You must also understand that a few factors are intersecting to irreversibly change the way we do business:
- The physical and the digital worlds of currency are converging.
- Consumers are becoming increasingly tech-native.
- Consumer needs and expectations are radically shifting.
- Technological innovation is advancing more rapidly than ever before.
These same intersecting factors are disrupting the retail industry as well. To combat these shifts, top retailers have realized consumers value experiences more than they valueproducts. Rather than leading with product, then, they’re leading with the experience.
Financial institutions can take a lesson from this shift in the retail approach. Banks need to develop experiences that focus on meeting consumers’ day-to-day needs and future aspirations, as opposed to opening checking accounts and counting cash. Forrester Research Principal Analyst, Alyson Clarke, recently presented findings on emerging consumer preferences, including tips on how to succeed in the current “Age of the Customer.”
To create those valuable, memorable consumer experiences, enter retailification, a retail-driven approach financial institutions can use to create experience-driven banking.
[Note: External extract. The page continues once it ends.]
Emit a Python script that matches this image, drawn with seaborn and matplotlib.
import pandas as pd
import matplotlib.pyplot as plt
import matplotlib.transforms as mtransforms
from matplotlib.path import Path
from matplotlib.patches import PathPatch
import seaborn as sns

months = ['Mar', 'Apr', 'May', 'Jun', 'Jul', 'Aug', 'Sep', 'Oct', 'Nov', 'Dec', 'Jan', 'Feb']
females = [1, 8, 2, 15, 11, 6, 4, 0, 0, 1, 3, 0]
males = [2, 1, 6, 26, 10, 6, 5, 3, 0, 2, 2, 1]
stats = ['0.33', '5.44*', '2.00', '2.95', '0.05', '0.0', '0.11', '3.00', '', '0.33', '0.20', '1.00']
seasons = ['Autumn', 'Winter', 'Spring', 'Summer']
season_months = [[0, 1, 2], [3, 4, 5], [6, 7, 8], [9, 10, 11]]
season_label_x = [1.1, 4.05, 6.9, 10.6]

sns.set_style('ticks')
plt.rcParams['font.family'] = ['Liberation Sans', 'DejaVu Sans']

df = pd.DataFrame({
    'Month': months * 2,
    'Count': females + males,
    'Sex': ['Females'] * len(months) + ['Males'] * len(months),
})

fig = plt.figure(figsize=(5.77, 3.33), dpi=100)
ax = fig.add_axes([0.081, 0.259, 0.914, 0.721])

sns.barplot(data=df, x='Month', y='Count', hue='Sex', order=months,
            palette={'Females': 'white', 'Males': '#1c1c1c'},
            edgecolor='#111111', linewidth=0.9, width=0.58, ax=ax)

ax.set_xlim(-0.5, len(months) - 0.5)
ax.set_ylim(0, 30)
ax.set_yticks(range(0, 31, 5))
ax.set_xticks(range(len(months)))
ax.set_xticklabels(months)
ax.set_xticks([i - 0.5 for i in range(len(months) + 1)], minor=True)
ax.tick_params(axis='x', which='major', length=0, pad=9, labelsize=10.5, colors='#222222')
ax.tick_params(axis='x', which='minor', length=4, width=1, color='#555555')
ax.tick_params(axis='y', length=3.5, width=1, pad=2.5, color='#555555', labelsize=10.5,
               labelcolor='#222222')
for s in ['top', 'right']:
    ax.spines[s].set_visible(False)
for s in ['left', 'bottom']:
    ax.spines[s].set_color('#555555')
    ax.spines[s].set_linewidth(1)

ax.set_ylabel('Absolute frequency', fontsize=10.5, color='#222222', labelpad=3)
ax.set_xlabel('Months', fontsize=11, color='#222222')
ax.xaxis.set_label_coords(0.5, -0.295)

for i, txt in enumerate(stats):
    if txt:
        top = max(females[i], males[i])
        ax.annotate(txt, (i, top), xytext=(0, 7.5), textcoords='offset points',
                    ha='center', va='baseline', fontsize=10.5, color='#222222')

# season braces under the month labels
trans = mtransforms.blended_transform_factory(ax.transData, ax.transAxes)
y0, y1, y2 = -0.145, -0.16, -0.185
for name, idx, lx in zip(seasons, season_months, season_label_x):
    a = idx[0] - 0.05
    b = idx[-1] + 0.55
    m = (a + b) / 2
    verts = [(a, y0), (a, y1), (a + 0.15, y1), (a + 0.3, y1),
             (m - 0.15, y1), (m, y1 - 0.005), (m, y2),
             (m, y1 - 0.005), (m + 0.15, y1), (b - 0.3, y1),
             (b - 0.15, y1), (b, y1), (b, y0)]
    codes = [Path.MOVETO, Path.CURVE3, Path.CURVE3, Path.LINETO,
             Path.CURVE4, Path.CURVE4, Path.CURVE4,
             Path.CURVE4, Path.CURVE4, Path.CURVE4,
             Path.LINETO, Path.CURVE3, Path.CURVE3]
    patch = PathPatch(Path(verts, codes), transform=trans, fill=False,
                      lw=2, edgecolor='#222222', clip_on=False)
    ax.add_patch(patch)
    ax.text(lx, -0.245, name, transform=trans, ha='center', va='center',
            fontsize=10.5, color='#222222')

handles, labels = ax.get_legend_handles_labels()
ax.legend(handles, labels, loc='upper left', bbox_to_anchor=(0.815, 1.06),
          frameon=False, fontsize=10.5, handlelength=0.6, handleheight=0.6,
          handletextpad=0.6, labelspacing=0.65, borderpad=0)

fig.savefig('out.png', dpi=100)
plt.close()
Retailification leverages proven strategies from the retail industry to create a more effective way for financial institutions around the world to orchestrate more engaging and personalized experiences across all banking touchpoints.
Creating an experience worth sharing, remembering and reliving.
Twenty years ago, few people would’ve predicted that an embattled computer company would transform the shopping experience for technological goods. Yet with the advent of the first Apple Store and Genius Bar in 2001, the retail industry experienced a small but noticeable seismic shift. Apple’s retail ops VP, Ron Johnson, “turned the boring computer sales floor into a sleek playroom filled with gadgets,” wrote the New York Times.
Apple stores opened at a time when malls and the stores inside them were beginning to decline in popularity – yet that’s just where Apple put many of its outposts. Today, an Apple Store inside a mall can actually increase sales by 10% — for the entire mall.
Apple bucked the naysayers and took a contrarian approach to retail sales that has worked spectacularly for 15 years.
If anything, those stores have been the example of how brands can employ retailification to upset industry biases. And today, we see strong consumer attachments to virtual retailers like Zappos and Amazon as well.
Both companies fueled their brands through an unwavering focus on creating attractive, responsive consumer experiences. When you visit an Apple Store, you’re a name, not a buyer. When you buy from Amazon, you’re a person, not an order number.
By putting personalized experiences front and center, they made shopping feel special again.